* Begin ENTRIES *

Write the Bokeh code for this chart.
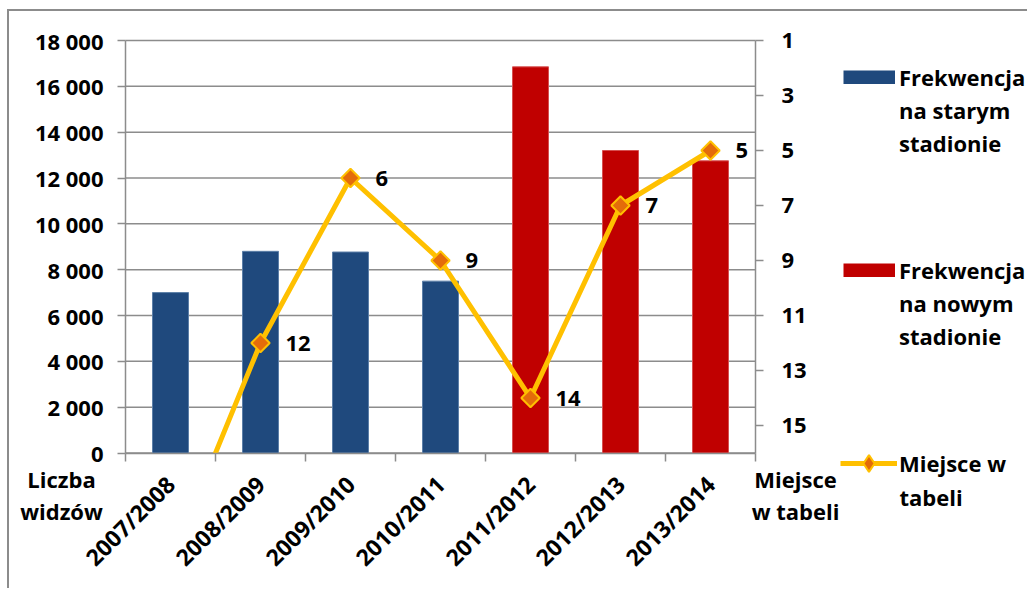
import math

from bokeh.core.properties import value
from bokeh.embed import file_html
from bokeh.models import (ColumnDataSource, FixedTicker, Label, Legend,
                          LegendItem, LinearAxis, Range1d)
from bokeh.plotting import figure
from bokeh.resources import INLINE

# ---- data -----------------------------------------------------------------
seasons = ["2007/2008", "2008/2009", "2009/2010", "2010/2011",
           "2011/2012", "2012/2013", "2013/2014"]
attendance = [7000, 8800, 8770, 7500, 16850, 13200, 12750]
stadium = ["old", "old", "old", "old", "new", "new", "new"]
league_place = [20, 12, 6, 9, 14, 7, 5]

attendance_ticks = list(range(0, 18001, 2000))
place_ticks = [1, 3, 5, 7, 9, 11, 13, 15]
place_limits = (1, 16)

# ---- styling ----------------------------------------------------------------
FONT = "Open Sans"
FS = "22px"
GREY = "#8c8c8c"
BLUE = "#1F497D"
RED = "#C00000"
GOLD = "#FFC000"
ORANGE = "#E46C0A"
NAN = float("nan")

# ---- geometry (page pixels) ------------------------------------------------
FIG_X, FIG_Y, FIG_W, FIG_H = 9, 11, 1020, 579      # canvas inside the border
AREA_L, AREA_R, AREA_T, AREA_B = 125, 755, 40, 452.5  # plotting area

n = len(seasons)
x_per_px = n / (AREA_R - AREA_L)
y_per_px = attendance_ticks[-1] / (AREA_B - AREA_T)
p_per_px = (place_limits[1] - place_limits[0]) / (AREA_B - AREA_T)

x_range = Range1d(-(AREA_L - FIG_X) * x_per_px,
                  n + (FIG_X + FIG_W - AREA_R) * x_per_px)
y_range = Range1d(-(FIG_Y + FIG_H - AREA_B) * y_per_px,
                  attendance_ticks[-1] + (AREA_T - FIG_Y) * y_per_px)
place_range = Range1d(place_limits[1] + (FIG_Y + FIG_H - AREA_B) * p_per_px,
                      place_limits[0] - (AREA_T - FIG_Y) * p_per_px)


def scr(px, py):
    """page pixel -> screen units of the frame (origin bottom-left)"""
    return px - FIG_X, FIG_Y + FIG_H - py


xs = [i + 0.5 for i in range(n)]

old_src = ColumnDataSource(dict(
    x=[x for x, s in zip(xs, stadium) if s == "old"],
    top=[a for a, s in zip(attendance, stadium) if s == "old"]))
new_src = ColumnDataSource(dict(
    x=[x for x, s in zip(xs, stadium) if s == "new"],
    top=[a for a, s in zip(attendance, stadium) if s == "new"]))
place_src = ColumnDataSource(dict(
    x=xs, y=league_place, label=[str(v) for v in league_place]))

p = figure(width=FIG_W, height=FIG_H, output_backend="svg",
           toolbar_location=None, x_range=x_range, y_range=y_range,
           x_axis_location=None, y_axis_location=None,
           min_border=0, min_border_left=0, min_border_right=0,
           min_border_top=0, min_border_bottom=0,
           styles={"margin-left": "7px", "margin-top": "9px",
                   "border-left": f"2px solid {GREY}",
                   "border-top": f"2px solid {GREY}"})
p.outline_line_color = None
p.background_fill_color = "white"
p.border_fill_color = "white"
p.grid.visible = False
p.extra_y_ranges = {"place": place_range}


def style_axis(ax, size=FS):
    ax.axis_line_color = GREY
    ax.axis_line_width = 1.5
    ax.major_tick_line_color = GREY
    ax.major_tick_line_width = 1.5
    ax.minor_tick_line_color = None
    ax.major_label_text_font = FONT
    ax.major_label_text_font_size = size
    ax.major_label_text_font_style = "bold"
    ax.major_label_text_color = "black"


# horizontal gridlines across the plotting area
p.segment(x0=[0] * len(attendance_ticks), x1=[n] * len(attendance_ticks),
          y0=attendance_ticks, y1=attendance_ticks,
          line_color=GREY, line_width=1.5)

# bars
old_bars = p.vbar(x="x", top="top", width=0.4, source=old_src,
                  fill_color=BLUE, line_color="#5c7fa8", line_width=1)
new_bars = p.vbar(x="x", top="top", width=0.4, source=new_src,
                  fill_color=RED, line_color="#d65050", line_width=1)

# league place line
place_line = p.line(x="x", y="y", source=place_src, y_range_name="place",
                    line_color=GOLD, line_width=5)
place_pts = p.scatter(x="x", y="y", source=place_src, y_range_name="place",
                      marker="square", angle=math.pi / 4, size=13,
                      fill_color=ORANGE, line_color=GOLD, line_width=2)
p.text(x="x", y="y", text="label", source=place_src, y_range_name="place",
       x_offset=25, text_align="left", text_baseline="middle",
       text_font=value(FONT), text_font_size=FS, text_font_style="bold",
       text_color="black")

# everything below the category axis stays blank (places beyond the scale)
p.quad(left=[0], right=[n], top=[0], bottom=[y_range.start],
       fill_color="white", line_color=None)

# left axis: attendance
ya = LinearAxis(ticker=FixedTicker(ticks=attendance_ticks),
                fixed_location=0, bounds=(0, attendance_ticks[-1]))
style_axis(ya)
ya.major_label_overrides = {t: f"{t:,}".replace(",", " ") for t in attendance_ticks}
ya.major_tick_out = 8
ya.major_tick_in = 0
ya.major_label_standoff = 14
p.add_layout(ya, "left")

# right axis: league place (reversed)
ra = LinearAxis(y_range_name="place", ticker=FixedTicker(ticks=place_ticks),
                fixed_location=n, bounds=place_limits)
style_axis(ra)
ra.major_tick_out = 8
ra.major_tick_in = 0
ra.major_label_standoff = 18
p.add_layout(ra, "right")

# bottom axis: seasons, ticks between categories
xa = LinearAxis(ticker=FixedTicker(ticks=xs, minor_ticks=list(range(n + 1))),
                fixed_location=0, bounds=(0, n))
style_axis(xa, "23px")
xa.major_label_overrides = {x: s for x, s in zip(xs, seasons)}
xa.major_tick_out = 0
xa.major_tick_in = 0
xa.minor_tick_line_color = GREY
xa.minor_tick_line_width = 1.5
xa.minor_tick_out = 8
xa.minor_tick_in = 0
xa.major_label_orientation = math.pi / 4
xa.major_label_standoff = 19
p.add_layout(xa, "below")

# legend-only renderers (nothing is drawn in the plot itself)
old_swatch = p.line(x=[NAN], y=[NAN], line_color=BLUE, line_width=14,
                    line_cap="butt")
new_swatch = p.line(x=[NAN], y=[NAN], line_color=RED, line_width=14,
                    line_cap="butt")
place_swatch = p.scatter(x=[NAN], y=[NAN], marker="diamond",
                         fill_color=ORANGE, line_color=GOLD, line_width=2)
blank = p.scatter(x=[NAN], y=[NAN], fill_alpha=0, line_alpha=0)


def legend_block(lines, renderers, page_xy, glyph_w, glyph_h, standoff):
    items = [LegendItem(label=lines[0], renderers=renderers)]
    items += [LegendItem(label=t, renderers=[blank]) for t in lines[1:]]
    lg = Legend(items=items, location=scr(*page_xy), glyph_width=glyph_w,
                glyph_height=glyph_h, label_height=30,
                label_standoff=standoff, spacing=3, padding=0, margin=0,
                border_line_color=None, background_fill_alpha=0,
                label_text_font=FONT, label_text_font_size=FS,
                label_text_font_style="bold", label_text_color="black")
    p.add_layout(lg, "center")


# page_xy = bottom-left corner of each legend block
legend_block(["Frekwencja", "na starym", "stadionie"], [old_swatch],
             (843, 158), 52, 14, 4)
legend_block(["Frekwencja", "na nowym", "stadionie"], [new_swatch],
             (843, 351), 52, 14, 4)
legend_block(["Miejsce w"], [place_line, place_swatch],
             (840, 484), 57, 42, 2)


def text_label(txt, px, py, align):
    sx, sy = scr(px, py)
    p.add_layout(Label(x=sx, y=sy, x_units="screen", y_units="screen",
                       text=txt, text_align=align, text_baseline="middle",
                       text_font=FONT, text_font_size=FS,
                       text_font_style="bold", text_color="black"))


text_label("tabeli", 899, 496, "left")

# axis titles
for txt, px, py in [("Liczba", 61, 478), ("widzów", 61, 510),
                    ("Miejsce", 795, 478), ("w tabeli", 795, 510)]:
    text_label(txt, px, py, "center")

open("out.html", "w").write(file_html(p, INLINE))
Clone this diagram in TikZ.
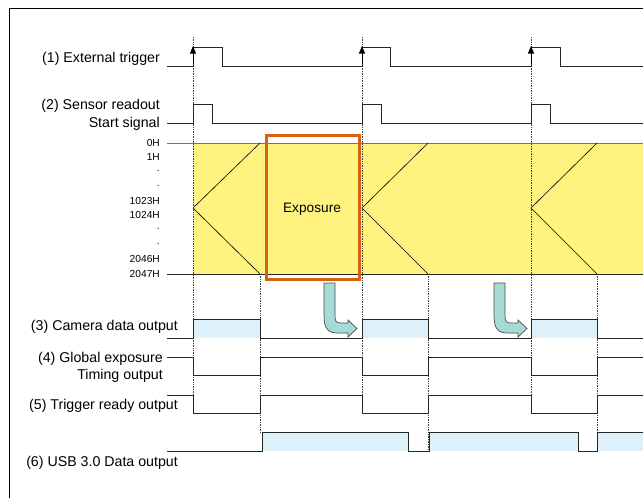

* End ENTRIES *

TASK OBJECTIVE
Extract the lines exactly, please: the first line of the listing, the line with "from bokeh.resources import INLINE", and every line between them, but no pictures.

WORKED SOLUTION
Write the Bokeh code for this chart.
import math

from bokeh.core.properties import value
from bokeh.embed import file_html
from bokeh.models import (ColumnDataSource, FixedTicker, Label, Legend,
                          LegendItem, LinearAxis, Range1d)
from bokeh.plotting import figure
from bokeh.resources import INLINE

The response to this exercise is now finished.